The CFOSAT mission will last three years and it will be used in addition to other satellites measuring land surface parameters such as soil moisture and polar ice sheet characteristics.

The CNES said the satellite differs from other as it provides information “not only for the long swells but also for wind waves and mixed sea conditions, whatever the direction of these waves”.

Escudier said:

This is happening in the context of climate change. Greenhouse gases are stored in the oceans and 80 percent of heat produced goes into the oceans. Waves are a key parameter to understanding the exchange between atmosphere and oceans, which is important in understanding climate change

The satellite is made up of two components: Surface waves investigation and monitoring (called the Swim) and a scatterometer — known as the Scat.

The Scat will measure wind intensity and direction.

Escudier said:

The Scat was developed by China’s scientists and is used to measure the wind, a vector wind scatterometer.
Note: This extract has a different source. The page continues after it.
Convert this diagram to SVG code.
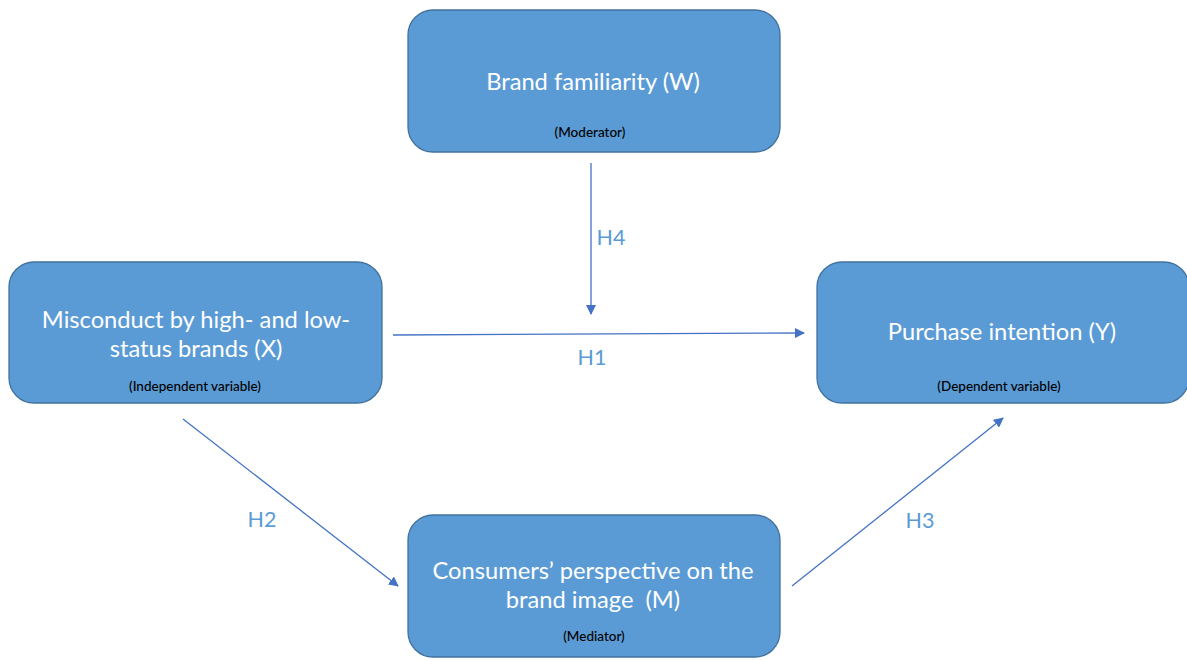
<svg xmlns="http://www.w3.org/2000/svg" width="1187" height="660" viewBox="0 0 1187 660">
<defs>
<marker id="ah" viewBox="0 0 10 10" refX="9" refY="5" markerWidth="10" markerHeight="10" markerUnits="userSpaceOnUse" orient="auto">
<path d="M0,0 L10,5 L0,10 z" fill="#4472C4"/>
</marker>
<style>
.box{fill:#5B9BD5;stroke:#41719C;stroke-width:1.3}
.t{font-family:Lato,"Open Sans","Liberation Sans",sans-serif;font-size:23.7px;fill:#FFFFFF;text-anchor:middle;white-space:pre}
.s{font-family:Lato,"Open Sans","Liberation Sans",sans-serif;font-size:13.5px;font-weight:500;fill:#000000;text-anchor:middle}
.c{stroke:#4472C4;stroke-width:1.3;fill:none;marker-end:url(#ah)}
.h{font-family:Lato,"Open Sans","Liberation Sans",sans-serif;font-size:21.5px;fill:#5B9BD5;text-anchor:middle}
</style>
</defs>
<rect width="1187" height="660" fill="#FFFFFF"/>
<g id="connectors">
<line class="c" x1="591" y1="163" x2="591" y2="314"/>
<line class="c" x1="393" y1="335" x2="804" y2="333"/>
<line class="c" x1="183" y1="419" x2="398" y2="586"/>
<line class="c" x1="792" y1="586" x2="1003" y2="418"/>
<text class="h" x="611" y="245">H4</text>
<text class="h" x="592" y="365">H1</text>
<text class="h" x="262" y="527">H2</text>
<text class="h" x="920" y="528">H3</text>
</g>
<g id="node-w">
<rect class="box" x="408" y="10" width="372" height="142" rx="25"/>
<text class="t" x="593" y="90">Brand familiarity (W)</text>
<text class="s" x="590" y="137">(Moderator)</text>
</g>
<g id="node-x">
<rect class="box" x="9" y="262" width="373" height="141" rx="25"/>
<text class="t" x="196" y="328">Misconduct by high- and low-</text>
<text class="t" x="196" y="357">status brands (X)</text>
<text class="s" x="195" y="391">(Independent variable)</text>
</g>
<g id="node-y">
<rect class="box" x="817" y="262" width="372" height="141" rx="25"/>
<text class="t" x="1002" y="340">Purchase intention (Y)</text>
<text class="s" x="999" y="391">(Dependent variable)</text>
</g>
<g id="node-m">
<rect class="box" x="408" y="515" width="372" height="142" rx="25"/>
<text class="t" x="593" y="579">Consumers’ perspective on the</text>
<text class="t" x="593" y="608" xml:space="preserve">brand image  (M)</text>
<text class="s" x="594" y="641">(Mediator)</text>
</g>
</svg>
The geometry used in the scatterometer is different to the classic methodology used in other instruments, giving more precise information about wind speeds.

The Swim, is provided by the CNES and will measure wave properties such as direction and wavelength using six rotating beams.

A spokesperson for CNES said:

The interest of these measures for forecasting storms is three-fold. Firstly, improved wind knowledge and therefore our ability to predict the evolution of storms. Secondly, an improvement of the knowledge of waves. This, combined with the knowledge of wind, will improve our ability to predict the progression of wave height under the effect of storms. Finally, an improvement of wind shift models. This is due to a better understanding of waves, which effect the characteristics of the measured signal.